=== Raw data ===

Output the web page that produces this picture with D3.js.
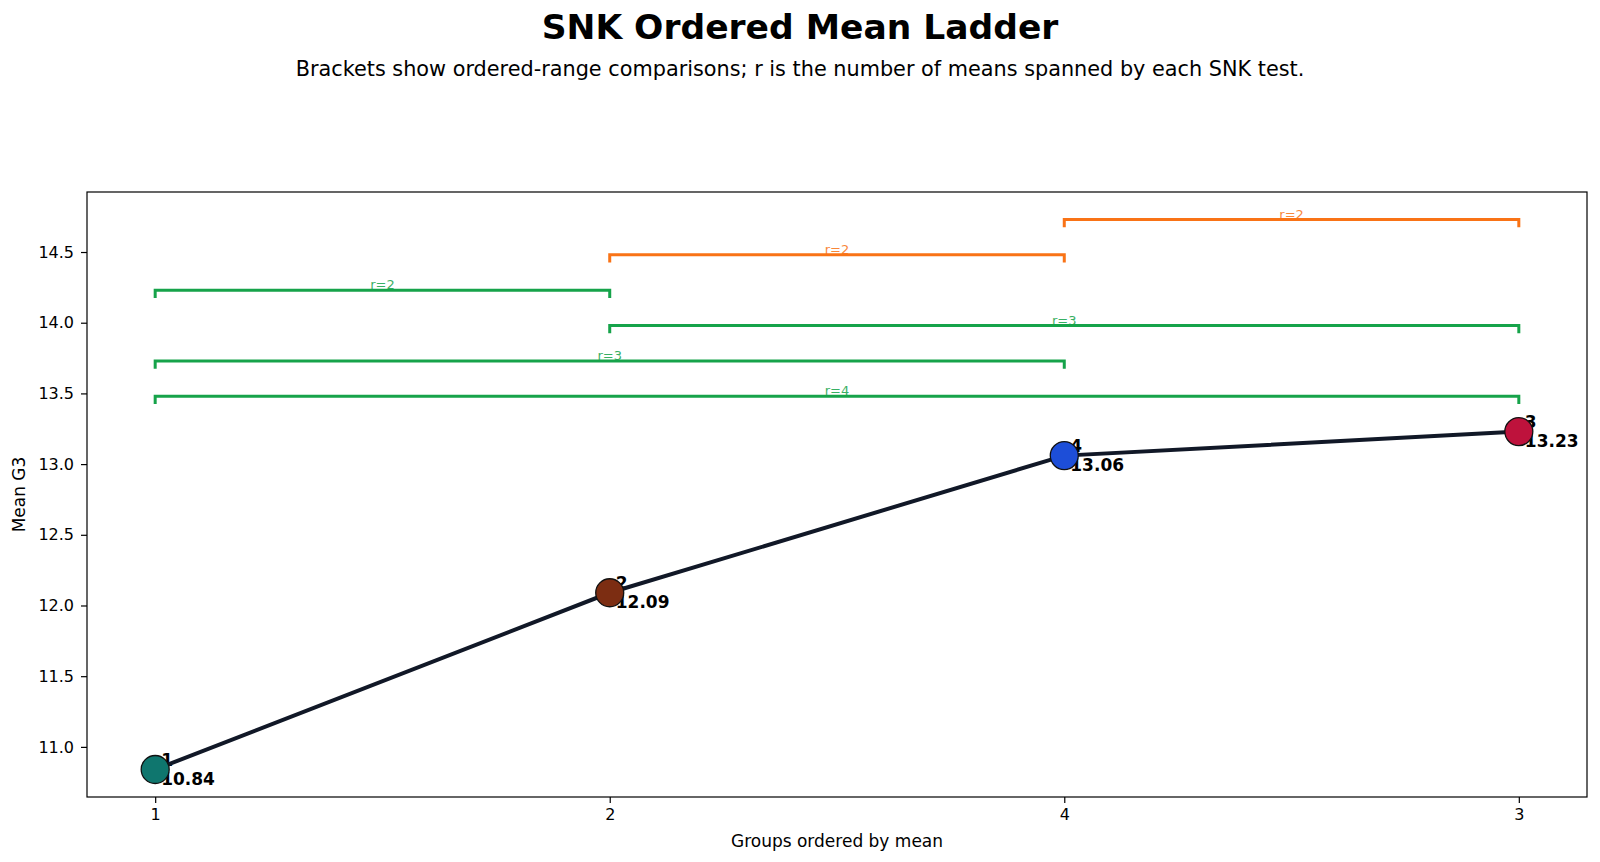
<!DOCTYPE html>
<html>
<head>
<meta charset="utf-8">
<script src="https://cdn.jsdelivr.net/npm/d3@7"></script>
<style>
  body { margin: 0; background: #fff; }
  text { font-family: "DejaVu Sans", sans-serif; }
</style>
</head>
<body>
<svg id="chart"></svg>
<script>
// groups in ladder order and their means
const groups = ["1", "2", "4", "3"];
const means = [10.84, 12.09, 13.06, 13.23];
const pointColors = ["#0f766e", "#7c2d12", "#1d4ed8", "#be123c"];

// SNK brackets (indices into the ordered groups)
const bracketFrom = [0, 0, 1, 0, 1, 2];
const bracketTo = [3, 2, 3, 1, 2, 3];
const bracketR = [4, 3, 3, 2, 2, 2];
const bracketLevel = [13.48, 13.73, 13.98, 14.23, 14.48, 14.73];
const bracketSig = [true, true, true, true, false, false];

const yTicks = [11.0, 11.5, 12.0, 12.5, 13.0, 13.5, 14.0, 14.5];

const W = 1600, H = 862;
const margin = { top: 192, right: 13, bottom: 65, left: 87 };
const width = W - margin.left - margin.right;
const height = H - margin.top - margin.bottom;

const svg = d3.select("#chart").attr("width", W).attr("height", H);
svg.append("rect").attr("width", W).attr("height", H).attr("fill", "#fff");

const g = svg.append("g").attr("transform", `translate(${margin.left},${margin.top})`);

const x = d3.scaleLinear().domain([-0.15, groups.length - 1 + 0.15]).range([0, width]);

const yMin = d3.min(means);
const yMax = d3.max(bracketLevel);
const pad = (yMax - yMin) * 0.05;
const y = d3.scaleLinear().domain([yMin - pad, yMax + pad]).range([height, 0]);

const tickLen = 0.055;
const green = "#16a34a", orange = "#f97316";

// point labels (drawn under the line and markers)
const labels = g.selectAll(".pt-label")
  .data(groups)
  .enter()
  .append("text")
  .attr("class", "pt-label")
  .attr("x", (d, i) => x(i) + 6)
  .attr("y", (d, i) => y(means[i]))
  .style("font-size", "17px")
  .style("font-weight", "bold")
  .style("fill", "#000");
labels.append("tspan").attr("x", (d, i) => x(i) + 6).attr("dy", "-0.2em").text((d) => d);
labels.append("tspan").attr("x", (d, i) => x(i) + 6).attr("dy", "1.1em").text((d, i) => means[i].toFixed(2));

// brackets
const br = g.selectAll(".bracket")
  .data(bracketR.map((r, i) => ({ r, a: bracketFrom[i], b: bracketTo[i], lv: bracketLevel[i], sig: bracketSig[i] })))
  .enter()
  .append("g")
  .attr("class", "bracket");

br.append("path")
  .attr("d", (d) => `M${x(d.a)},${y(d.lv - tickLen)}V${y(d.lv)}H${x(d.b)}V${y(d.lv - tickLen)}`)
  .attr("fill", "none")
  .attr("stroke", (d) => (d.sig ? green : orange))
  .attr("stroke-width", 3);

br.append("text")
  .attr("x", (d) => x((d.a + d.b) / 2))
  .attr("y", (d) => y(d.lv) - 1)
  .attr("text-anchor", "middle")
  .style("font-size", "13px")
  .style("fill", (d) => (d.sig ? green : orange))
  .style("opacity", 0.85)
  .text((d) => `r=${d.r}`);

// mean ladder line
g.append("path")
  .datum(means)
  .attr("d", d3.line().x((d, i) => x(i)).y((d) => y(d)))
  .attr("fill", "none")
  .attr("stroke", "#111827")
  .attr("stroke-width", 4);

g.selectAll(".pt")
  .data(means)
  .enter()
  .append("circle")
  .attr("class", "pt")
  .attr("cx", (d, i) => x(i))
  .attr("cy", (d) => y(d))
  .attr("r", 14)
  .attr("fill", (d, i) => pointColors[i])
  .attr("stroke", "#111")
  .attr("stroke-width", 1.3);

// axes
const xAxis = g.append("g")
  .attr("transform", `translate(0,${height})`)
  .call(d3.axisBottom(x).tickValues(d3.range(groups.length)).tickFormat((i) => groups[i]).tickSize(6).tickPadding(6));
const yAxis = g.append("g")
  .call(d3.axisLeft(y).tickValues(yTicks).tickFormat(d3.format(".1f")).tickSize(6).tickPadding(7));
[xAxis, yAxis].forEach((a) => {
  a.select(".domain").remove();
  a.selectAll("text").style("font-size", "16px").style("font-family", "DejaVu Sans").style("fill", "#000");
  a.selectAll("line").attr("stroke", "#000").attr("stroke-width", 1.2);
});

g.append("rect")
  .attr("width", width)
  .attr("height", height)
  .attr("fill", "none")
  .attr("stroke", "#000")
  .attr("stroke-width", 1.2);

g.append("text")
  .attr("x", width / 2)
  .attr("y", height + 50)
  .attr("text-anchor", "middle")
  .style("font-size", "17px")
  .text("Groups ordered by mean");

g.append("text")
  .attr("transform", `translate(${-62},${height / 2}) rotate(-90)`)
  .attr("text-anchor", "middle")
  .style("font-size", "17px")
  .text("Mean G3");

svg.append("text")
  .attr("x", W / 2)
  .attr("y", 39)
  .attr("text-anchor", "middle")
  .style("font-size", "34.5px")
  .style("font-weight", "bold")
  .text("SNK Ordered Mean Ladder");

svg.append("text")
  .attr("x", W / 2)
  .attr("y", 76)
  .attr("text-anchor", "middle")
  .style("font-size", "20.8px")
  .text("Brackets show ordered-range comparisons; r is the number of means spanned by each SNK test.");
</script>
</body>
</html>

===

→ **Requirement**
Return only the lines from the start of the data through the line that contains "const y = d3.scaleLinear().domain([yMin", please, copying them exactly and omitting all pictures.

→ **Correct response**
Output the web page that produces this picture with D3.js.
<!DOCTYPE html>
<html>
<head>
<meta charset="utf-8">
<script src="https://cdn.jsdelivr.net/npm/d3@7"></script>
<style>
  body { margin: 0; background: #fff; }
  text { font-family: "DejaVu Sans", sans-serif; }
</style>
</head>
<body>
<svg id="chart"></svg>
<script>
// groups in ladder order and their means
const groups = ["1", "2", "4", "3"];
const means = [10.84, 12.09, 13.06, 13.23];
const pointColors = ["#0f766e", "#7c2d12", "#1d4ed8", "#be123c"];

// SNK brackets (indices into the ordered groups)
const bracketFrom = [0, 0, 1, 0, 1, 2];
const bracketTo = [3, 2, 3, 1, 2, 3];
const bracketR = [4, 3, 3, 2, 2, 2];
const bracketLevel = [13.48, 13.73, 13.98, 14.23, 14.48, 14.73];
const bracketSig = [true, true, true, true, false, false];

const yTicks = [11.0, 11.5, 12.0, 12.5, 13.0, 13.5, 14.0, 14.5];

const W = 1600, H = 862;
const margin = { top: 192, right: 13, bottom: 65, left: 87 };
const width = W - margin.left - margin.right;
const height = H - margin.top - margin.bottom;

const svg = d3.select("#chart").attr("width", W).attr("height", H);
svg.append("rect").attr("width", W).attr("height", H).attr("fill", "#fff");

const g = svg.append("g").attr("transform", `translate(${margin.left},${margin.top})`);

const x = d3.scaleLinear().domain([-0.15, groups.length - 1 + 0.15]).range([0, width]);

const yMin = d3.min(means);
const yMax = d3.max(bracketLevel);
const pad = (yMax - yMin) * 0.05;
const y = d3.scaleLinear().domain([yMin - pad, yMax + pad]).range([height, 0]);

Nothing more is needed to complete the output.